I had trouble getting out of bed this morning. Yes, there was a part of me who simply enjoyed luxuriating in the softness and warmth of the bed – getting my need for touch met. I knew the surrounding sense well enough, though, to know that there was more to it, so i asked myself “what’s going on? what needs
of mine aren’t getting met?” Self-confidence bubbled up. And support and rest
. Then my eyes fell onto my white board and i read “i can stop beating myself up!” I had written that weeks before as one possible way of supporting myself. Instinctively, i knew that i had the pieces for an answer, so i got up to take a shower. While showering, i remembered all the little stabs i’ve been giving myself – beating myself up, undermining myself very subtly, yet steadily. I was nagging at myself for not reaching out to classmates in a class i am taking. I told myself that i wasn’t as good at giving empathy as others. And as a white ally, i really should know what white supremacy
is. And i shouldn’t want to get acknowledgement for the volunteer work i am doing because others are doing so much more. And i should be down at Occupy instead of enjoying the sunshine. I shouldn’t be critiquing the Green Festival because that’s just holier than thou. I should look at my own inconsistency. And the new friend who stayed with me was nice to me not because he likes me but because he’s planning on taking advantage of me. Because who would really like me anyways. And then i go back to this eery sense that deep down inside of me there is a dark secret that i need to hide because if people find out about it, they’ll run away screaming. And i’ll be all alone.

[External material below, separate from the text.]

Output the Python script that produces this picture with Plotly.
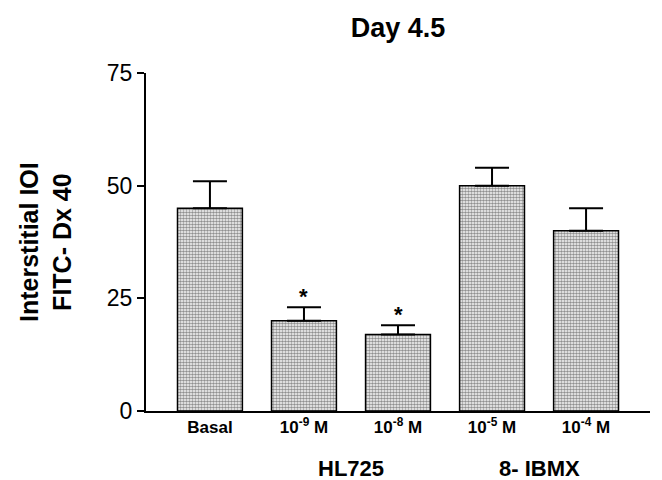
import plotly.graph_objects as go

categories = ["Basal", "10<sup>-9</sup> M", "10<sup>-8</sup> M", "10<sup>-5</sup> M", "10<sup>-4</sup> M"]
values = [45, 20, 17, 50, 40]
errors = [6, 3, 2, 4, 5]
significant = [False, True, True, False, False]
groups = [("HL725", 1.5), ("8- IBMX", 3.5)]
y_ticks = [0, 25, 50, 75]

xs = list(range(len(categories)))
FONT = "Liberation Sans, Arial, sans-serif"

fig = go.Figure()
fig.add_trace(go.Bar(
    x=xs, y=values, width=0.69,
    marker=dict(color="white",
                line=dict(color="black", width=1.5),
                pattern=dict(shape=".", size=3, solidity=0.6, fgcolor="#222222", bgcolor="white")),
    error_y=dict(type="data", array=errors, arrayminus=[0]*len(errors), symmetric=False,
                 color="black", thickness=2, width=17),
))

annotations = []
for x, v, e, s in zip(xs, values, errors, significant):
    if s:
        annotations.append(dict(x=x, y=v + e, text="<b>*</b>", showarrow=False, yanchor="bottom",
                                yshift=-4, font=dict(size=22, family=FONT, color="black")))
for name, pos in groups:
    annotations.append(dict(x=pos, y=0, yref="paper", text=f"<b>{name}</b>", showarrow=False,
                            yanchor="middle", yshift=-57, font=dict(size=22, family=FONT, color="black")))
annotations.append(dict(x=0, y=0.5, xref="paper", yref="paper", xshift=-101,
                        text="<b>Interstitial IOI<br>FITC- Dx 40</b>",
                        textangle=-90, showarrow=False, xanchor="center", yanchor="middle",
                        font=dict(size=25, family=FONT, color="black")))

fig.update_layout(
    width=662, height=480,
    margin=dict(l=146, r=12, t=73, b=69),
    paper_bgcolor="white", plot_bgcolor="white",
    showlegend=False,
    title=dict(text="<b>Day 4.5</b>", x=398/662, xanchor="center", y=1 - 28/480, yanchor="middle",
               font=dict(size=27, family=FONT, color="black")),
    xaxis=dict(range=[-0.68, 4.68], tickvals=xs, ticktext=[f"<b>{c}</b>" for c in categories],
               showline=True, linecolor="black", linewidth=2, ticks="", showgrid=False, zeroline=False,
               automargin=False,
               tickfont=dict(size=17, family=FONT, color="black")),
    yaxis=dict(range=[0, 75], tickvals=y_ticks, showline=True, linecolor="black", linewidth=2,
               ticks="outside", ticklen=7, tickwidth=2, tickcolor="black", showgrid=False, zeroline=False,
               automargin=False,
               tickfont=dict(size=23, family=FONT, color="black")),
    annotations=annotations,
)

fig.write_html("out.html", config={"displayModeBar": False},
               post_script="document.body.style.margin='0';")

Brené Brown (39) defines shame as
the intensely painful feeling or experience of believing we are flawed and therefore unworthy of love and belonging.
With each self-doubt, with each self-criticism, i had been slowly but surely undermining my self-confidence, chipping away at my sense of self-worth, which i’ve been rebuilding over the summer. After all, i had shone a light into the dark recesses of my inner world to find that dark secret. Where i suspected a box was hiding there wasn’t anything. Somewhere i know that there isn’t anything wrong with me, that i am not flawed. Imperfect, yes. Just like everybody else. But not flawed. It seems as if the undermining has become more subtle. It built up until i crashed this morning. I am grateful for that crash. And i am glad that i now have the tools to dig myself back out! Even when it takes me a while to notice that i am sawing off the branch i am sitting on… Maybe as i fall i can learn how to fly. Or not. At least i might fall more gently, as i did this morning, actually.
Request to self: Notice those little jabs/stabs/nags more consciously and hold them with compassion rather than letting them build up. At least try to.